Moral 2. Some mathematicians can be a little out of touch with reality. If your professor
falls in this category, look at the bright side. You will have lots of
funny stories by the end of the semester.
- From the introduction of "How to ace calculus" by
C. Adams, A. Thompson and J. Hass
THEOREM: All triangles are equilateral.
PROOF:
1) Given an arbitrary triangle ABC. Construct the middle orthogonal
on AB in D and cut it with the line dividing the angle at C. Call the
intersection E. Form the normal from E to AC in F and from E to BC
in G. Draw the lines AE und BE.
C *
/ \
/ \
*F *G
/ E* \
/ | \
/ | \
/ |D \
A*---------*------------*B
2. The angles ECF and ECG are gleich. The angles EFC and EGC are both
right angles. Because the triangles ECF and ECG have also EC common,
they myust be congruent. Therefore CF=CG and EF=EG.
3. The sides DA and DB are equal. The angle EDA and EDB are both
right angles. Because the triangles EDA and EDB have also ED in common,
they have to be congruent and EA=EB.
4. The angle EGB and EFA are both right angle. Also, EF=EG and EA=EB.
Therefore both triangles EGB and EFA are congruent. Therefore FA=GB.
5. Since CF=CG and FA=GB, addition of the sides gives also CA=CB.
6. Having proved that two arbitrary sides are equal, all are equal.

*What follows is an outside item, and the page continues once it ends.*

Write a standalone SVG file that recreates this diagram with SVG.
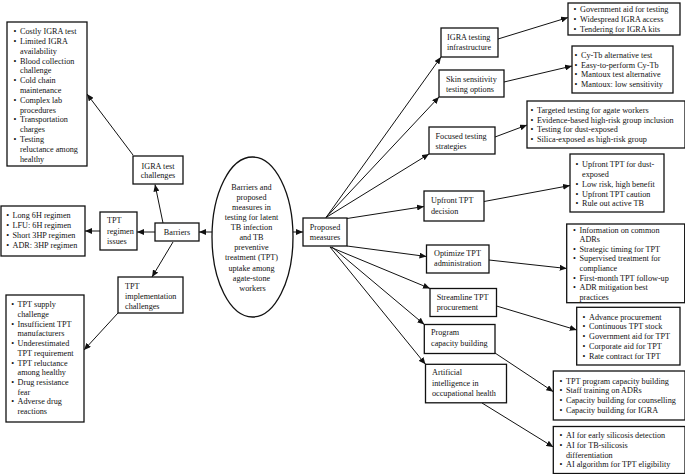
<svg xmlns="http://www.w3.org/2000/svg" width="685" height="474" viewBox="0 0 685 474">
<style>
rect, ellipse { fill: #fff; stroke: #111; stroke-width: 1.3; }
text { font-family: "Liberation Serif", "Times New Roman", serif; font-size: 8.2px; fill: #111; }
.c { text-anchor: middle; }
.edge { stroke: #111; stroke-width: 1; fill: none; marker-end: url(#ah); }
</style>
<defs>
<marker id="ah" markerWidth="7" markerHeight="6" refX="7" refY="3" orient="auto" markerUnits="userSpaceOnUse">
<path d="M0,0 L7,3 L0,6 z" fill="#111"/>
</marker>
</defs>
<rect x="0" y="0" width="685" height="474" style="fill:#fff;stroke:none"/>

<g id="connectors">
<line class="edge" x1="212" y1="232" x2="199" y2="232"/>
<line class="edge" x1="155" y1="232" x2="137" y2="232"/>
<line class="edge" x1="100" y1="231" x2="85" y2="231"/>
<line class="edge" x1="163" y1="223" x2="155" y2="184.5"/>
<line class="edge" x1="133" y1="155" x2="87" y2="94"/>
<line class="edge" x1="173" y1="242" x2="152" y2="277"/>
<line class="edge" x1="118" y1="313" x2="84" y2="350"/>
<line class="edge" x1="293" y1="232" x2="303" y2="232"/>
<line class="edge" x1="326" y1="217.5" x2="441" y2="57"/>
<line class="edge" x1="326" y1="217.5" x2="439" y2="97"/>
<line class="edge" x1="326" y1="217.5" x2="429" y2="154"/>
<line class="edge" x1="347" y1="218.5" x2="424" y2="206.5"/>
<line class="edge" x1="347" y1="246" x2="426.5" y2="256.5"/>
<line class="edge" x1="330" y1="247" x2="430" y2="288.5"/>
<line class="edge" x1="332" y1="247" x2="424.3" y2="324.5"/>
<line class="edge" x1="330" y1="247" x2="425.5" y2="364.3"/>
<line class="edge" x1="498" y1="39" x2="568" y2="17.5"/>
<line class="edge" x1="504" y1="82" x2="572" y2="66"/>
<line class="edge" x1="495" y1="137" x2="527" y2="125"/>
<line class="edge" x1="484" y1="201.5" x2="570" y2="185.5"/>
<line class="edge" x1="489" y1="260" x2="566.7" y2="268.5"/>
<line class="edge" x1="496.5" y1="306" x2="576.7" y2="330"/>
<line class="edge" x1="495" y1="353" x2="553.3" y2="391.7"/>
<line class="edge" x1="482" y1="403" x2="553.3" y2="447"/>
</g>

<g id="igra_list">
<rect x="7" y="22" width="80" height="144"/>
<text>
<tspan x="13.6" y="34.1">•</tspan><tspan x="20">Costly IGRA test</tspan>
<tspan x="13.6" y="43.9">•</tspan><tspan x="20">Limited IGRA</tspan>
<tspan x="20" y="53.7">availability</tspan>
<tspan x="13.6" y="63.5">•</tspan><tspan x="20">Blood collection</tspan>
<tspan x="20" y="73.3">challenge</tspan>
<tspan x="13.6" y="83.1">•</tspan><tspan x="20">Cold chain</tspan>
<tspan x="20" y="92.9">maintenance</tspan>
<tspan x="13.6" y="102.7">•</tspan><tspan x="20">Complex lab</tspan>
<tspan x="20" y="112.5">procedures</tspan>
<tspan x="13.6" y="122.3">•</tspan><tspan x="20">Transportation</tspan>
<tspan x="20" y="132.1">charges</tspan>
<tspan x="13.6" y="141.9">•</tspan><tspan x="20">Testing</tspan>
<tspan x="20" y="151.7">reluctance among</tspan>
<tspan x="20" y="161.5">healthy</tspan>
</text>
</g>

<g id="igra_challenges">
<rect x="133" y="156" width="50" height="28"/>
<text class="c"><tspan x="158" y="168.5">IGRA test</tspan><tspan x="158" y="178.1">challenges</tspan></text>
</g>

<g id="regimen_list">
<rect x="1" y="206" width="84" height="50"/>
<text>
<tspan x="6.2" y="218.1">•</tspan><tspan x="12.5">Long 6H regimen</tspan>
<tspan x="6.2" y="228.1">•</tspan><tspan x="12.5">LFU: 6H regimen</tspan>
<tspan x="6.2" y="238.1">•</tspan><tspan x="12.5">Short 3HP regimen</tspan>
<tspan x="6.2" y="248.1">•</tspan><tspan x="12.5">ADR: 3HP regimen</tspan>
</text>
</g>

<g id="regimen_issues">
<rect x="100" y="212" width="37" height="38"/>
<text><tspan x="107" y="222.8">TPT</tspan><tspan x="107" y="233.8">regimen</tspan><tspan x="107" y="243.8">issues</tspan></text>
</g>

<g id="barriers">
<rect x="155" y="223" width="44" height="18"/>
<text class="c" x="177" y="234.8">Barriers</text>
</g>

<g id="impl_challenges">
<rect x="118" y="277" width="65" height="36"/>
<text><tspan x="125" y="288.8">TPT</tspan><tspan x="125" y="298.8">implementation</tspan><tspan x="125" y="308.8">challenges</tspan></text>
</g>

<g id="impl_list">
<rect x="6" y="295" width="78" height="127"/>
<text>
<tspan x="11.2" y="307.1">•</tspan><tspan x="17.5">TPT supply</tspan>
<tspan x="17.5" y="316.8">challenge</tspan>
<tspan x="11.2" y="326.6">•</tspan><tspan x="17.5">Insufficient TPT</tspan>
<tspan x="17.5" y="336.3">manufacturers</tspan>
<tspan x="11.2" y="346">•</tspan><tspan x="17.5">Underestimated</tspan>
<tspan x="17.5" y="355.7">TPT requirement</tspan>
<tspan x="11.2" y="365.5">•</tspan><tspan x="17.5">TPT reluctance</tspan>
<tspan x="17.5" y="375.2">among healthy</tspan>
<tspan x="11.2" y="384.9">•</tspan><tspan x="17.5">Drug resistance</tspan>
<tspan x="17.5" y="394.7">fear</tspan>
<tspan x="11.2" y="404.4">•</tspan><tspan x="17.5">Adverse drug</tspan>
<tspan x="17.5" y="414.1">reactions</tspan>
</text>
</g>

<g id="central">
<ellipse cx="252.5" cy="237" rx="40.5" ry="80"/>
<text class="c">
<tspan x="252.5" y="189.5">Barriers and</tspan>
<tspan x="252.5" y="199.6">proposed</tspan>
<tspan x="252.5" y="209.8">measures in</tspan>
<tspan x="252.5" y="219.9">testing for latent</tspan>
<tspan x="252.5" y="230">TB infection</tspan>
<tspan x="252.5" y="240.1">and TB</tspan>
<tspan x="252.5" y="250.3">preventive</tspan>
<tspan x="252.5" y="260.4">treatment (TPT)</tspan>
<tspan x="252.5" y="270.5">uptake among</tspan>
<tspan x="252.5" y="280.6">agate-stone</tspan>
<tspan x="252.5" y="290.8">workers</tspan>
</text>
</g>

<g id="proposed">
<rect x="303" y="218" width="44" height="28"/>
<text class="c"><tspan x="325" y="230.1">Proposed</tspan><tspan x="325" y="240.1">measures</tspan></text>
</g>

<g id="igra_infra">
<rect x="441" y="28" width="57" height="29"/>
<text><tspan x="447" y="39.5">IGRA testing</tspan><tspan x="447" y="50.1">infrastructure</tspan></text>
</g>

<g id="skin">
<rect x="439" y="70" width="65" height="27"/>
<text><tspan x="446" y="82.1">Skin sensitivity</tspan><tspan x="446" y="92.1">testing options</tspan></text>
</g>

<g id="focused">
<rect x="429" y="127" width="66" height="27"/>
<text><tspan x="435.5" y="138.8">Focused testing</tspan><tspan x="435.5" y="148.8">strategies</tspan></text>
</g>

<g id="upfront">
<rect x="424" y="191" width="60" height="30"/>
<text><tspan x="431" y="202.8">Upfront TPT</tspan><tspan x="431" y="213.5">decision</tspan></text>
</g>

<g id="optimize">
<rect x="426.5" y="245" width="62.5" height="28"/>
<text><tspan x="434" y="255.5">Optimize TPT</tspan><tspan x="434" y="266.1">administration</tspan></text>
</g>

<g id="streamline">
<rect x="430" y="288.5" width="66.5" height="28"/>
<text><tspan x="436.7" y="299.5">Streamline TPT</tspan><tspan x="436.7" y="310.1">procurement</tspan></text>
</g>

<g id="program">
<rect x="424.3" y="324.5" width="70.7" height="29"/>
<text><tspan x="431" y="335.3">Program</tspan><tspan x="431" y="345.8">capacity building</tspan></text>
</g>

<g id="ai">
<rect x="425.5" y="364.3" width="81" height="38.5"/>
<text><tspan x="432" y="375.3">Artificial</tspan><tspan x="432" y="385.8">intelligence in</tspan><tspan x="432" y="396.1">occupational health</tspan></text>
</g>

<g id="gov_list">
<rect x="568" y="3" width="112" height="32"/>
<text>
<tspan x="573.5" y="12.1">•</tspan><tspan x="580">Government aid for testing</tspan>
<tspan x="573.5" y="22.1">•</tspan><tspan x="580">Widespread IGRA access</tspan>
<tspan x="573.5" y="32.1">•</tspan><tspan x="580">Tendering for IGRA kits</tspan>
</text>
</g>

<g id="cytb_list">
<rect x="572" y="46" width="101" height="47"/>
<text>
<tspan x="574.6" y="57.8">•</tspan><tspan x="581">Cy-Tb alternative test</tspan>
<tspan x="574.6" y="67.5">•</tspan><tspan x="581">Easy-to-perform Cy-Tb</tspan>
<tspan x="574.6" y="77.1">•</tspan><tspan x="581">Mantoux test alternative</tspan>
<tspan x="574.6" y="86.8">•</tspan><tspan x="581">Mantoux: low sensitivity</tspan>
</text>
</g>

<g id="targeted_list">
<rect x="527" y="101" width="158" height="47"/>
<text>
<tspan x="530.6" y="112.8">•</tspan><tspan x="537">Targeted testing for agate workers</tspan>
<tspan x="530.6" y="122.5">•</tspan><tspan x="537">Evidence-based high-risk group inclusion</tspan>
<tspan x="530.6" y="132.1">•</tspan><tspan x="537">Testing for dust-exposed</tspan>
<tspan x="530.6" y="141.8">•</tspan><tspan x="537">Silica-exposed as high-risk group</tspan>
</text>
</g>

<g id="upfront_list">
<rect x="570" y="154" width="94" height="58"/>
<text>
<tspan x="575.6" y="167.2">•</tspan><tspan x="582">Upfront TPT for dust-</tspan>
<tspan x="582" y="177">exposed</tspan>
<tspan x="575.6" y="186.8">•</tspan><tspan x="582">Low risk, high benefit</tspan>
<tspan x="575.6" y="196.6">•</tspan><tspan x="582">Upfront TPT caution</tspan>
<tspan x="575.6" y="206.4">•</tspan><tspan x="582">Rule out active TB</tspan>
</text>
</g>

<g id="admin_list">
<rect x="566.7" y="224" width="118" height="78.7"/>
<text>
<tspan x="573.1" y="232.5">•</tspan><tspan x="579.5">Information on common</tspan>
<tspan x="579.5" y="242.1">ADRs</tspan>
<tspan x="573.1" y="251.7">•</tspan><tspan x="579.5">Strategic timing for TPT</tspan>
<tspan x="573.1" y="261.3">•</tspan><tspan x="579.5">Supervised treatment for</tspan>
<tspan x="579.5" y="270.9">compliance</tspan>
<tspan x="573.1" y="280.5">•</tspan><tspan x="579.5">First-month TPT follow-up</tspan>
<tspan x="573.1" y="290.1">•</tspan><tspan x="579.5">ADR mitigation best</tspan>
<tspan x="579.5" y="299.7">practices</tspan>
</text>
</g>

<g id="procurement_list">
<rect x="576.7" y="307.3" width="103.3" height="57.7"/>
<text>
<tspan x="582.6" y="319.5">•</tspan><tspan x="589">Advance procurement</tspan>
<tspan x="582.6" y="329.2">•</tspan><tspan x="589">Continuous TPT stock</tspan>
<tspan x="582.6" y="339">•</tspan><tspan x="589">Government aid for TPT</tspan>
<tspan x="582.6" y="348.7">•</tspan><tspan x="589">Corporate aid for TPT</tspan>
<tspan x="582.6" y="358.5">•</tspan><tspan x="589">Rate contract for TPT</tspan>
</text>
</g>

<g id="capacity_list">
<rect x="553.3" y="371" width="131.7" height="49"/>
<text>
<tspan x="559.6" y="383.7">•</tspan><tspan x="566">TPT program capacity building</tspan>
<tspan x="559.6" y="393.4">•</tspan><tspan x="566">Staff training on ADRs</tspan>
<tspan x="559.6" y="403.2">•</tspan><tspan x="566">Capacity building for counselling</tspan>
<tspan x="559.6" y="412.9">•</tspan><tspan x="566">Capacity building for IGRA</tspan>
</text>
</g>

<g id="ai_list">
<rect x="553.3" y="426.5" width="131.7" height="47"/>
<text>
<tspan x="559.6" y="438.2">•</tspan><tspan x="566">AI for early silicosis detection</tspan>
<tspan x="559.6" y="447.9">•</tspan><tspan x="566">AI for TB-silicosis</tspan>
<tspan x="566" y="457.7">differentiation</tspan>
<tspan x="559.6" y="467.4">•</tspan><tspan x="566">AI algorithm for TPT eligibility</tspan>
</text>
</g>
</svg>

Euler's formula: A connected plane graph with n vertices, e edges and f faces
satisfies n - e + f = 2
Proof. Let T be the edge set of a spanning tree for G. It is a subset of the
set E of edges. A spanning tree is a minimal subgraph that connects all the
vertices of G. It contains so no cycle. The dual graph G* of G has a vertex
in the interior of each face. Two vertices of G* are connected by an edge if
the correponding faces have a common boundary edge. G* can have double edges
even if the original graph was simple. Consider the collection T* of edges
E* in G* that correspond to edges in the complement of T in E. The edges of
T* connect all the faces because T does not have a cycle. Also T* does not
contain a cycle, since otherwise, it would seperate some vertices of G
contradicting that T was a spanning subgraph and edges of T and T* don't
intersect. Thus T* is a spanning tree for G*. Clearly e(T)+e(T*)=2.
For every tree, the number of vertices is one larger than the number of
vertices. Applied to the tree T, this yields n = e(T)+1, while for the tree
T* it yields f=e(T*)+1. Adding both equations gives n+f=(e(T)+1)+(e(T*)+1)=e+2.
-- from M.Aigner, G. Ziegler "Proofs from THE BOOK"
There is keen competition to produce the largest pair of twin primes.
On October 9, 1995, Dubner discovered the largest known pair of twin
primes p,p+2 where p=570918348*10^5120 - 1. It took only one day
with 2 crunchers. The expected time would be 150 times longer! What
luck!
-- from P. Ribenboim,
'The new book of prime number records'
I knew a mathematician, who said 'I do not know as much as God. But I
know as much as God knew at my age'.